By default, vector retrieval scans only 1% of your documents. When a filter condition matches very few documents, that 1% scan often misses them entirely — returning sparse results or none at all. Filter optimization solves this by using inverted indexes to locate matching documents first, then computing vector similarity only on those documents.
How it works
When filter optimization is enabled, the system runs a pre-query using inverted indexes instead of scanning a fixed percentage of vectors. The decision logic works as follows:
The system rewrites filter conditions as inverted index queries (see Filter expression support) and fetches up to
prefetch_sizeresults (default: 500).Fewer than `prefetch_size` results returned — the matching document set is small. The system calculates vector similarity directly on those results.
`prefetch_size` or more results returned — the system checks whether the document ID of the last result represents greater than or equal to
prefetch_coverage(default: 0.8) of the total document set.At or above the threshold: Few documents match the filter. The system fetches the remaining matches, then calculates vector similarity.
Below the threshold: Many documents match. The system falls back to standard vector retrieval.

Example
You have 1,000,000 documents, 600 of which match count = 1. With prefetch_size = 500 and prefetch_coverage = 0.8:
Pre-query: The system fetches 600 documents using
count = 1as an inverted query condition. Because 600 > 500, proportion calculation runs.Proportion check: The system checks whether the 500th result's document ID meets or exceeds 80% of all document IDs. If it does, the system fetches the remaining 100 documents and calculates vector similarity across all 600. If it does not, standard vector retrieval runs.
Enable filter optimization
Set vector_service.search.enable_filter_optimize to true in searchParams:
{
"vector": [0.1, 0.2, 0.3],
"topK": 10,
"namespace": "123",
"filter": "count = 1 AND tag=\"text\"",
"searchParams": "{\"vector_service.search.enable_filter_optimize\":true}"

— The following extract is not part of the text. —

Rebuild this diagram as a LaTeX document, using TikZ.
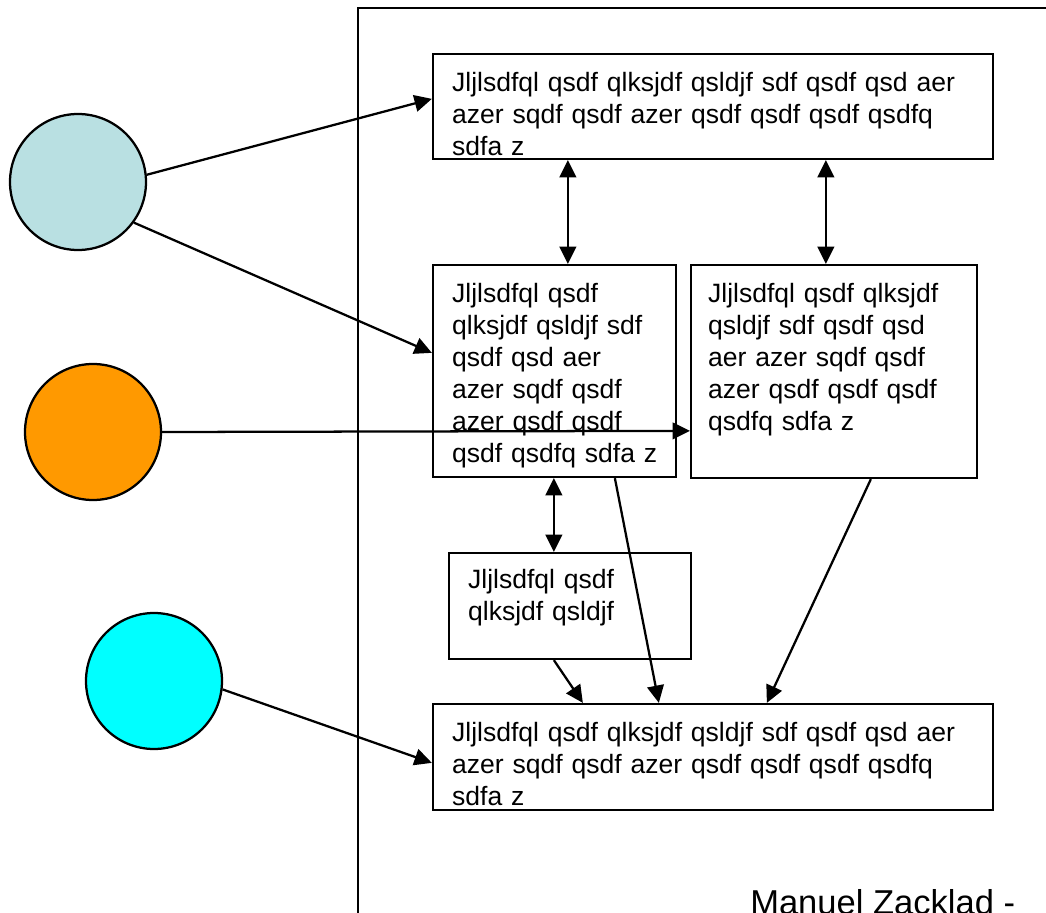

}Note: Disable filter optimization when most documents pass the filter condition. In that case, the pre-query overhead increases query time without improving recall. The default value is false (disabled).Parameters
| Parameter | Default | Description |
|---|---|---|
vector_service.search.enable_filter_optimize | false | Enables filter optimization. Set to true to enable. |
vector_service.search.filter_optimize_prefetch_size | 500 | Number of results to fetch in the pre-query phase. |
vector_service.search.filter_optimize_prefetch_coverage | 0.8 | Proportion threshold. If the last prefetched result's document ID represents greater than or equal to this proportion of the total document set, the system treats the filter as highly selective and uses the inverted index results. |
Filter expression support
The system builds single-field inverted indexes for all fields except text fields. When filter optimization runs, it rewrites filter conditions as inverted index queries where possible.
| Expression | Rewritable | Result |
|---|---|---|
attrName = constValue (indexed field, constant value) | Yes | attrName:'constValue' |
AND — both sides rewritable | Yes | QUERY: a:'x' AND b:'y' / FILTER: None |
AND — one side not rewritable | Partial | QUERY: a:'x' / FILTER: b > 1 |
OR — both sides rewritable | Yes | QUERY: a:'x' OR b:'y' / FILTER: None |
OR — one side not rewritable | No | Rewriting fails; standard vector retrieval runs |
in/contain (in(tag, 'text|image')) | Yes | QUERY: tag:'text' OR tag:'image' |
range | No | Not supported in the current version |
Examples
AND — fully rewritable
count = 1 AND tag = "text"Rewrites to:
QUERY: count:'1' AND tag:'text'
FILTER: NoneAND — partially rewritable
tag = 'text' AND count > 1Rewrites to:
QUERY: tag:'text'
FILTER: count > 1OR — fully rewritable
count = 1 OR tag = "text"Rewrites to:
QUERY: count:'1' OR tag:'text'
FILTER: NoneOR — partially rewritable (rewriting fails)
tag = 'text' OR count > 1Rewriting fails. Standard vector retrieval runs.
in/contain
in(tag, 'text|image')Rewrites to:
QUERY: tag:'text' OR tag:'image'